- Available data
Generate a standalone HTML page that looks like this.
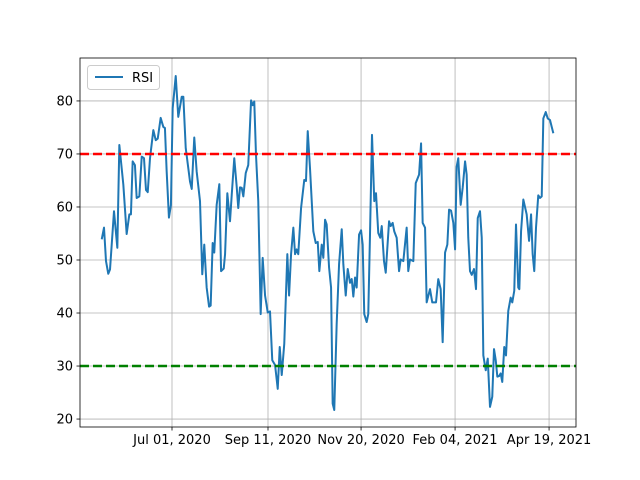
<!DOCTYPE html>
<html><head><meta charset="utf-8"><style>
body{margin:0;background:#fff}
svg{display:block;font-family:"DejaVu Sans","Liberation Sans",sans-serif}
</style></head><body>
<svg id="chart" width="640" height="480"></svg>
<script>
const sessions=[-52.7,-51,-49.5,-47.8,-46.5,-43.5,-41,-39.5,-36.5,-34,-32,-30.8,-29.5,-27.8,-26.5,-24.5,-22.7,-21,-19.5,-18.2,-16.5,-14,-12.2,-10.7,-8.5,-6.5,-5.3,-4,-2.3,-0.8,0.5,2.8,4.7,7.3,8.5,10.3,13.5,14.8,16.7,18.5,21,22.7,24.2,26,27.8,29,30.5,31.7,33.5,35.5,36.8,38.8,39.8,41.5,43.5,44.8,46.7,48.5,49.7,51,52.3,53.5,55.3,57.2,59.3,60.5,61.7,63,64.7,66.5,68,69.8,71.8,73.5,75.2,77.3,79.3,80.8,82.3,84.2,86.5,87.8,89.3,91,92.3,93.5,94.7,96.8,99.2,100.5,101.8,103.5,106,107.8,109.3,110.5,112.3,113.5,114.8,116,117.8,119.3,120.5,121.7,123.5,125.3,127.3,128.5,130.3,131.8,133.5,134.8,136,137.3,138.5,140.3,141.8,143,144.2,146,147.2,148.5,150,151.7,153,154.7,156.2,157.3,159,160.3,162.8,164,165.5,166.7,168.5,170.3,171.5,173.5,176,177.2,178.5,181,182.8,185.3,186.8,188,189.8,191,193.5,195.2,198,199.7,201.5,203,204.8,206.5,207.8,209.3,211,212.3,213.5,214.7,216.5,218,219.8,221,222.2,223.5,224.8,226.5,228,229.3,231,232.3,233.5,235.3,236.8,238.5,240.2,241.5,242.8,244,245.3,246.5,247.7,249.2,250.5,252.2,254,255.2,256.7,258,259.7,260.5,261.8,263.5,266,267.8,269.3,270.5,271.7,273,274.7,276,277.3,278.5,280.3,281.8,283.5,286];
const rsi=[53.9,56.1,49.8,47.4,48.2,59.2,52.3,71.7,64.2,54.9,58.6,58.6,68.6,67.9,61.7,62,69.5,69.2,63.2,62.8,69.2,74.5,72.6,72.9,76.8,75.1,74.9,66.7,58,60.4,78.6,84.7,77,80.8,80.8,71.1,64.8,63.4,73.1,66.7,61.1,47.3,52.9,44.8,41.2,41.4,53.2,51.4,60.4,64.3,47.9,48.4,51.1,62.6,57.3,62.3,69.2,63.9,59.8,63.7,63.6,62,66.4,67.9,80.1,79.2,79.9,69.8,61.1,39.8,50.4,43.3,40.1,40.3,31.1,30.2,25.7,33.6,28.3,34.2,51.1,43.3,51.1,56.1,51.1,52,51.1,59.8,65.1,64.9,74.3,67.3,55.4,53.2,53.4,47.9,52.9,50.4,57.6,56.7,48.6,44.8,22.9,21.7,37.9,49.2,55.8,49.2,43.3,48.3,45.7,46.4,43.1,46.7,44.8,54.8,55.6,52.9,39.8,38.3,39.8,54.8,73.6,61.1,62.6,55.1,54.2,56.4,49.8,47.6,57.3,56.4,57,55.4,54.2,47.9,50.1,49.8,56.1,47.9,50.1,49.8,64.5,66.1,72,57,56.1,42,44.5,42,42,46.4,44.5,34.5,51.4,52.9,59.5,59.3,57,52,67.6,69.2,60.4,63.6,68.6,66.1,54.2,47.9,47.2,48.3,44.5,57.9,59.2,54.2,32,29.2,31.4,22.3,24.2,33.2,31.1,28,28.1,28.6,27,33.6,32,40.4,42.9,42,44.2,56.7,44.8,44.5,55.4,61.4,58.6,53.6,58.6,51.1,47.9,56.1,62.2,61.7,62,76.7,77.9,76.7,76.4,73.9,82,82.6,77.3,73.3];
const xTickPos=[0,72,141.8,212.3,282.8];
const xTickLabels=["Jul 01, 2020","Sep 11, 2020","Nov 20, 2020","Feb 04, 2021","Apr 19, 2021"];
const yTicks=[20,30,40,50,60,70,80];
const levels=[70,30];

const NS="http://www.w3.org/2000/svg";
const svg=document.getElementById('chart');
const L=80,R=576,T=58,B=427;
const xMin=-69,xMax=303,yMin=18.5,yMax=88.1;
const sx=v=>L+(v-xMin)/(xMax-xMin)*(R-L);
const sy=v=>B-(v-yMin)/(yMax-yMin)*(B-T);
function mk(tag,at,parent){const e=document.createElementNS(NS,tag);for(const k in at)e.setAttribute(k,at[k]);(parent||svg).appendChild(e);return e;}

const grid=mk('g',{});


xTickPos.forEach((p,i)=>{
  const x=sx(p);
  const g=mk('line',{x1:x,x2:x,y1:T,y2:B,stroke:'#b0b0b0','stroke-width':0.8},grid);
  
  
  mk('line',{x1:x,x2:x,y1:B,y2:B+3.5,stroke:'#000','stroke-width':0.8});
  const t=mk('text',{x:x,y:B+17,'text-anchor':'middle','font-size':13,fill:'#000'});
  t.textContent=xTickLabels[i];
  
  
});
yTicks.forEach(v=>{
  const y=sy(v);
  const g=mk('line',{x1:L,x2:R,y1:y,y2:y,stroke:'#b0b0b0','stroke-width':0.8},grid);
  
  
  mk('line',{x1:L-3.5,x2:L,y1:y,y2:y,stroke:'#000','stroke-width':0.8});
  const t=mk('text',{x:L-7,y:y+4.5,'text-anchor':'end','font-size':13,fill:'#000'});
  t.textContent=v;
  
  
});

const line=mk('polyline',{points:sessions.map((d,i)=>sx(d)+','+sy(rsi[i])).join(' '),fill:'none',stroke:'#1f77b4','stroke-width':2,'stroke-linejoin':'round'});



levels.forEach((v,i)=>{
  const y=sy(v);
  const l=mk('line',{x1:L,x2:R,y1:y,y2:y,stroke:i===0?'#ff0000':'#008000','stroke-width':2.5,'stroke-dasharray':'9,4'});
  
  
});

const frame=mk('rect',{x:L,y:T,width:R-L,height:B-T,fill:'none',stroke:'#000','stroke-width':0.8});



const leg=mk('g',{});


mk('rect',{x:87.5,y:65.5,width:72,height:24,rx:3,fill:'#fff','fill-opacity':0.8,stroke:'#cccccc','stroke-width':1},leg);
const ls=mk('line',{x1:95,x2:123,y1:77,y2:77,stroke:'#1f77b4','stroke-width':2},leg);


const lt=mk('text',{x:132,y:82,'font-size':13,fill:'#000'},leg);
lt.textContent='RSI';


</script>
</body></html>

- Given task
Copy out every line of the material above exactly, skipping the pictures.

- Result of this exercise
Generate a standalone HTML page that looks like this.
<!DOCTYPE html>
<html><head><meta charset="utf-8"><style>
body{margin:0;background:#fff}
svg{display:block;font-family:"DejaVu Sans","Liberation Sans",sans-serif}
</style></head><body>
<svg id="chart" width="640" height="480"></svg>
<script>
const sessions=[-52.7,-51,-49.5,-47.8,-46.5,-43.5,-41,-39.5,-36.5,-34,-32,-30.8,-29.5,-27.8,-26.5,-24.5,-22.7,-21,-19.5,-18.2,-16.5,-14,-12.2,-10.7,-8.5,-6.5,-5.3,-4,-2.3,-0.8,0.5,2.8,4.7,7.3,8.5,10.3,13.5,14.8,16.7,18.5,21,22.7,24.2,26,27.8,29,30.5,31.7,33.5,35.5,36.8,38.8,39.8,41.5,43.5,44.8,46.7,48.5,49.7,51,52.3,53.5,55.3,57.2,59.3,60.5,61.7,63,64.7,66.5,68,69.8,71.8,73.5,75.2,77.3,79.3,80.8,82.3,84.2,86.5,87.8,89.3,91,92.3,93.5,94.7,96.8,99.2,100.5,101.8,103.5,106,107.8,109.3,110.5,112.3,113.5,114.8,116,117.8,119.3,120.5,121.7,123.5,125.3,127.3,128.5,130.3,131.8,133.5,134.8,136,137.3,138.5,140.3,141.8,143,144.2,146,147.2,148.5,150,151.7,153,154.7,156.2,157.3,159,160.3,162.8,164,165.5,166.7,168.5,170.3,171.5,173.5,176,177.2,178.5,181,182.8,185.3,186.8,188,189.8,191,193.5,195.2,198,199.7,201.5,203,204.8,206.5,207.8,209.3,211,212.3,213.5,214.7,216.5,218,219.8,221,222.2,223.5,224.8,226.5,228,229.3,231,232.3,233.5,235.3,236.8,238.5,240.2,241.5,242.8,244,245.3,246.5,247.7,249.2,250.5,252.2,254,255.2,256.7,258,259.7,260.5,261.8,263.5,266,267.8,269.3,270.5,271.7,273,274.7,276,277.3,278.5,280.3,281.8,283.5,286];
const rsi=[53.9,56.1,49.8,47.4,48.2,59.2,52.3,71.7,64.2,54.9,58.6,58.6,68.6,67.9,61.7,62,69.5,69.2,63.2,62.8,69.2,74.5,72.6,72.9,76.8,75.1,74.9,66.7,58,60.4,78.6,84.7,77,80.8,80.8,71.1,64.8,63.4,73.1,66.7,61.1,47.3,52.9,44.8,41.2,41.4,53.2,51.4,60.4,64.3,47.9,48.4,51.1,62.6,57.3,62.3,69.2,63.9,59.8,63.7,63.6,62,66.4,67.9,80.1,79.2,79.9,69.8,61.1,39.8,50.4,43.3,40.1,40.3,31.1,30.2,25.7,33.6,28.3,34.2,51.1,43.3,51.1,56.1,51.1,52,51.1,59.8,65.1,64.9,74.3,67.3,55.4,53.2,53.4,47.9,52.9,50.4,57.6,56.7,48.6,44.8,22.9,21.7,37.9,49.2,55.8,49.2,43.3,48.3,45.7,46.4,43.1,46.7,44.8,54.8,55.6,52.9,39.8,38.3,39.8,54.8,73.6,61.1,62.6,55.1,54.2,56.4,49.8,47.6,57.3,56.4,57,55.4,54.2,47.9,50.1,49.8,56.1,47.9,50.1,49.8,64.5,66.1,72,57,56.1,42,44.5,42,42,46.4,44.5,34.5,51.4,52.9,59.5,59.3,57,52,67.6,69.2,60.4,63.6,68.6,66.1,54.2,47.9,47.2,48.3,44.5,57.9,59.2,54.2,32,29.2,31.4,22.3,24.2,33.2,31.1,28,28.1,28.6,27,33.6,32,40.4,42.9,42,44.2,56.7,44.8,44.5,55.4,61.4,58.6,53.6,58.6,51.1,47.9,56.1,62.2,61.7,62,76.7,77.9,76.7,76.4,73.9,82,82.6,77.3,73.3];
const xTickPos=[0,72,141.8,212.3,282.8];
const xTickLabels=["Jul 01, 2020","Sep 11, 2020","Nov 20, 2020","Feb 04, 2021","Apr 19, 2021"];
const yTicks=[20,30,40,50,60,70,80];
const levels=[70,30];

const NS="http://www.w3.org/2000/svg";
const svg=document.getElementById('chart');
const L=80,R=576,T=58,B=427;
const xMin=-69,xMax=303,yMin=18.5,yMax=88.1;
const sx=v=>L+(v-xMin)/(xMax-xMin)*(R-L);
const sy=v=>B-(v-yMin)/(yMax-yMin)*(B-T);
function mk(tag,at,parent){const e=document.createElementNS(NS,tag);for(const k in at)e.setAttribute(k,at[k]);(parent||svg).appendChild(e);return e;}

const grid=mk('g',{});


xTickPos.forEach((p,i)=>{
  const x=sx(p);
  const g=mk('line',{x1:x,x2:x,y1:T,y2:B,stroke:'#b0b0b0','stroke-width':0.8},grid);
  
  
  mk('line',{x1:x,x2:x,y1:B,y2:B+3.5,stroke:'#000','stroke-width':0.8});
  const t=mk('text',{x:x,y:B+17,'text-anchor':'middle','font-size':13,fill:'#000'});
  t.textContent=xTickLabels[i];
  
  
});
yTicks.forEach(v=>{
  const y=sy(v);
  const g=mk('line',{x1:L,x2:R,y1:y,y2:y,stroke:'#b0b0b0','stroke-width':0.8},grid);
  
  
  mk('line',{x1:L-3.5,x2:L,y1:y,y2:y,stroke:'#000','stroke-width':0.8});
  const t=mk('text',{x:L-7,y:y+4.5,'text-anchor':'end','font-size':13,fill:'#000'});
  t.textContent=v;
  
  
});

const line=mk('polyline',{points:sessions.map((d,i)=>sx(d)+','+sy(rsi[i])).join(' '),fill:'none',stroke:'#1f77b4','stroke-width':2,'stroke-linejoin':'round'});



levels.forEach((v,i)=>{
  const y=sy(v);
  const l=mk('line',{x1:L,x2:R,y1:y,y2:y,stroke:i===0?'#ff0000':'#008000','stroke-width':2.5,'stroke-dasharray':'9,4'});
  
  
});

const frame=mk('rect',{x:L,y:T,width:R-L,height:B-T,fill:'none',stroke:'#000','stroke-width':0.8});



const leg=mk('g',{});


mk('rect',{x:87.5,y:65.5,width:72,height:24,rx:3,fill:'#fff','fill-opacity':0.8,stroke:'#cccccc','stroke-width':1},leg);
const ls=mk('line',{x1:95,x2:123,y1:77,y2:77,stroke:'#1f77b4','stroke-width':2},leg);


const lt=mk('text',{x:132,y:82,'font-size':13,fill:'#000'},leg);
lt.textContent='RSI';


</script>
</body></html>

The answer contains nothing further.